▶ [Goal of the exercise] Identify each line in the records below that contains the word "chart", and copy it.

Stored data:
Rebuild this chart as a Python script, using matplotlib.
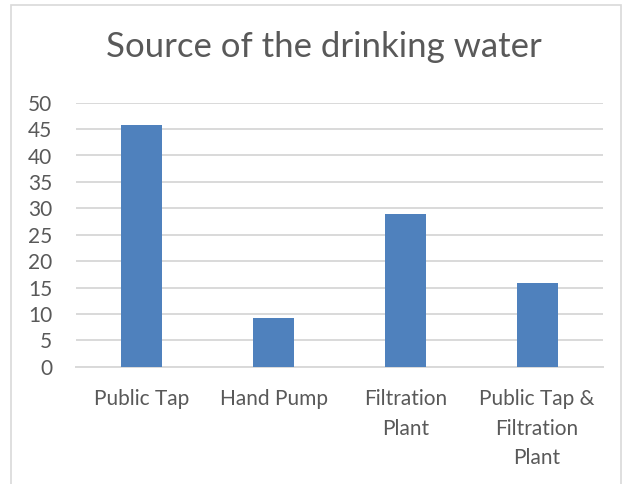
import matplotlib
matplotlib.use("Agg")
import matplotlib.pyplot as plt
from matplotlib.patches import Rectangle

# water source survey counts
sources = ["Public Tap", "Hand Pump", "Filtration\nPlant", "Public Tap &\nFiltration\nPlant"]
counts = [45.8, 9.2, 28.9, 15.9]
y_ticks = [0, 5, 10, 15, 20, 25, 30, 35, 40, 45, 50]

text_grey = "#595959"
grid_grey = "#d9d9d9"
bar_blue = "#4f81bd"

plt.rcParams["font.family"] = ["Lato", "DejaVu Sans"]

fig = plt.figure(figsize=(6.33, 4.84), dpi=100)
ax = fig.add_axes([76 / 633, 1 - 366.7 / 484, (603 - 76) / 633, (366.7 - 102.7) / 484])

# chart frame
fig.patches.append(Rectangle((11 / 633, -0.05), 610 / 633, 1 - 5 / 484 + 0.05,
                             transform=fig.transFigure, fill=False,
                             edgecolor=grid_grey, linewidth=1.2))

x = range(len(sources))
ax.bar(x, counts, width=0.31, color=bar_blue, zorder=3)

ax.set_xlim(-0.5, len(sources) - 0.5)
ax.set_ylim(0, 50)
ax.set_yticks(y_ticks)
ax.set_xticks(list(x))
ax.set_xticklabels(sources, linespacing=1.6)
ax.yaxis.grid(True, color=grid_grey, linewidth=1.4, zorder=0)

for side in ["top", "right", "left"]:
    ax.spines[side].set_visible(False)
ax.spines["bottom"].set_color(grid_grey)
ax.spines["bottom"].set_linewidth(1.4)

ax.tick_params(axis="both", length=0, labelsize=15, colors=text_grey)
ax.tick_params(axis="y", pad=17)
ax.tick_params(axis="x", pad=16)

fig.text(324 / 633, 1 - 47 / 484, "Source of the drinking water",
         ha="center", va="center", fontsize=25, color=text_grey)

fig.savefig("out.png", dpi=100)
--
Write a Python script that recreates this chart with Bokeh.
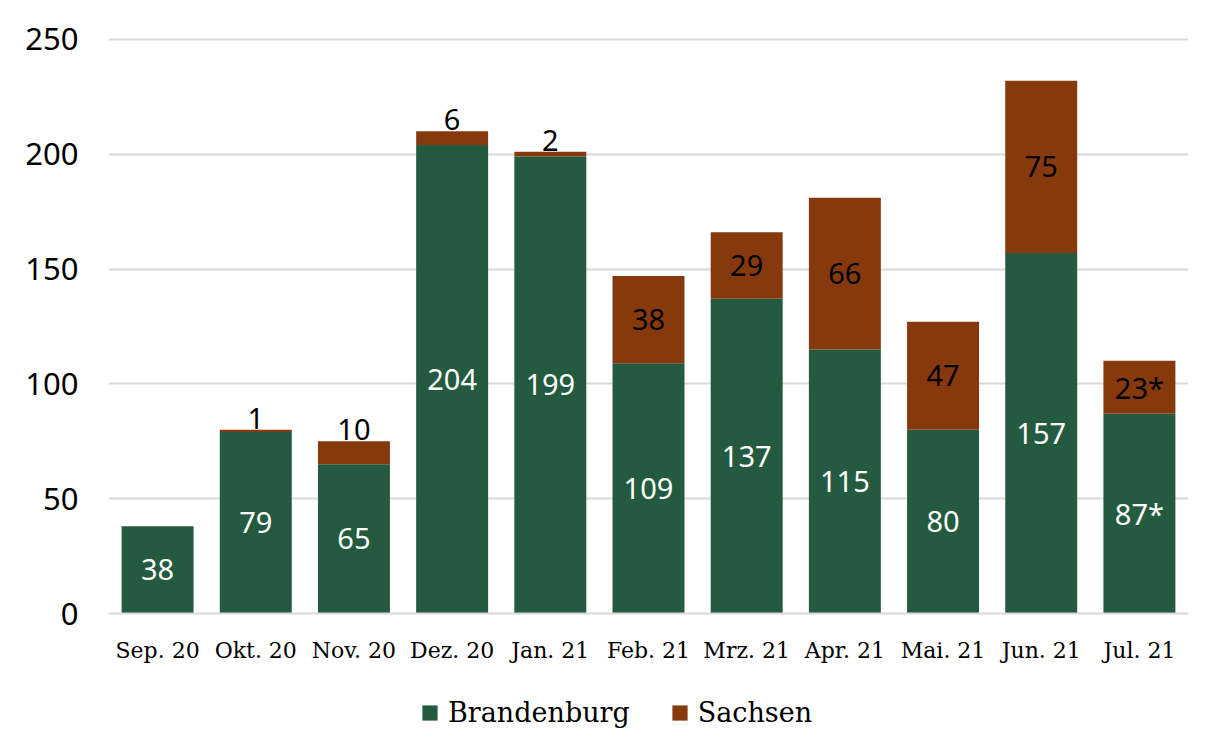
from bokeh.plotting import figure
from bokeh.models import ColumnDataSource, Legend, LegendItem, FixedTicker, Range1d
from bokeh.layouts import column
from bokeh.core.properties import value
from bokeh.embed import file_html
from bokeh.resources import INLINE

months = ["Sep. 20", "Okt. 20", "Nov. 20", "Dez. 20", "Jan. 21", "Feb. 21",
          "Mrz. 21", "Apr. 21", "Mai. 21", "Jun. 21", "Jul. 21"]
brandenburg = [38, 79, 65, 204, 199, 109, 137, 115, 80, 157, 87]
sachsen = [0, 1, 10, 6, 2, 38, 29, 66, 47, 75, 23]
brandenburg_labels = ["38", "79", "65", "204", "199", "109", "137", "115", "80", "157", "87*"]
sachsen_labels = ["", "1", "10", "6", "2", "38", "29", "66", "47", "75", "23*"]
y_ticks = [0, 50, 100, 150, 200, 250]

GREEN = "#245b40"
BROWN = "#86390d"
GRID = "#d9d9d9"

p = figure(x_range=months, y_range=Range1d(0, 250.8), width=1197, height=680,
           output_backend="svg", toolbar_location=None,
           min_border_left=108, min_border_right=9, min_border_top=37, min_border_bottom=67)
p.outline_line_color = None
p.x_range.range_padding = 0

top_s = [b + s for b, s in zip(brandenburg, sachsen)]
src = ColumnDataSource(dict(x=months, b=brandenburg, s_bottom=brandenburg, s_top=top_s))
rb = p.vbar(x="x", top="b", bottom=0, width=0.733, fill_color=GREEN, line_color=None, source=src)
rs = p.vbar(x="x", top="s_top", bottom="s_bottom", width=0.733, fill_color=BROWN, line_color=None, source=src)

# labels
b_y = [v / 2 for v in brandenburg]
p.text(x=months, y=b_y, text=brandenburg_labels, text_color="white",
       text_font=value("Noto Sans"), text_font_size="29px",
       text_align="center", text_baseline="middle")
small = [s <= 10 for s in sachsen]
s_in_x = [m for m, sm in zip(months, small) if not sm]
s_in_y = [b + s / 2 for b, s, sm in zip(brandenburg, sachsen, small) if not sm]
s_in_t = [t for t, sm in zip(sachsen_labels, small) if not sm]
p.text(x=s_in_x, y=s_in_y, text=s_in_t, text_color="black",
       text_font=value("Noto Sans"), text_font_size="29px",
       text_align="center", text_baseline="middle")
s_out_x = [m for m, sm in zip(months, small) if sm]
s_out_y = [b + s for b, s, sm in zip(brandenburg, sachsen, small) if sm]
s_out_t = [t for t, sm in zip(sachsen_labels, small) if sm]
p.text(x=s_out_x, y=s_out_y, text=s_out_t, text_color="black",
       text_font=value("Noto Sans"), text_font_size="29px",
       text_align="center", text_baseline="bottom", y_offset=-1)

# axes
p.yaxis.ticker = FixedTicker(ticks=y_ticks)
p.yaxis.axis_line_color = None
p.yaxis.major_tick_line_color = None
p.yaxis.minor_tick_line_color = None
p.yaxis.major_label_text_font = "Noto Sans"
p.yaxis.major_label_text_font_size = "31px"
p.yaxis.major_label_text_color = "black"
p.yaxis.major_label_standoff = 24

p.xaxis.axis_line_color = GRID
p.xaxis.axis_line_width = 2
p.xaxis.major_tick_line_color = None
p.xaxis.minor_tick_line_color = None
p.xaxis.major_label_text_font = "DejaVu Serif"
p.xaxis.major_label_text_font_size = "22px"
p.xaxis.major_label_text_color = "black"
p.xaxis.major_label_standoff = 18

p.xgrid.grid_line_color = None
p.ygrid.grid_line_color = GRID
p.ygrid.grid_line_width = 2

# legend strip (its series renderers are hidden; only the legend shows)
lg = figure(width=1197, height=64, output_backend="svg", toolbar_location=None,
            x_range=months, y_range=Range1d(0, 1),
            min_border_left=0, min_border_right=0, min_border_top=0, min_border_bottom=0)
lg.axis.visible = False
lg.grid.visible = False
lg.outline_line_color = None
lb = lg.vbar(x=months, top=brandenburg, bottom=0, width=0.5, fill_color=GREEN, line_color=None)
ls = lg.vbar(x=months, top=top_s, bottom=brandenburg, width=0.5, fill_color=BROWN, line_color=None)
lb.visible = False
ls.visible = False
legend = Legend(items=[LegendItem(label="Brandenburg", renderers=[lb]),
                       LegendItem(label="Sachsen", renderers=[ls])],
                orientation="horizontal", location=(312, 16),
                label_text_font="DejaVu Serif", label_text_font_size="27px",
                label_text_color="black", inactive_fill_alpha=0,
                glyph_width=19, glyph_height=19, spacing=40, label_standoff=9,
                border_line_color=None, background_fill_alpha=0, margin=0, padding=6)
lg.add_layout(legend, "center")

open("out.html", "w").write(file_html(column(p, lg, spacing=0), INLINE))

▶ [The reply]
Rebuild this chart as a Python script, using matplotlib.
# chart frame
Write a Python script that recreates this chart with Bokeh.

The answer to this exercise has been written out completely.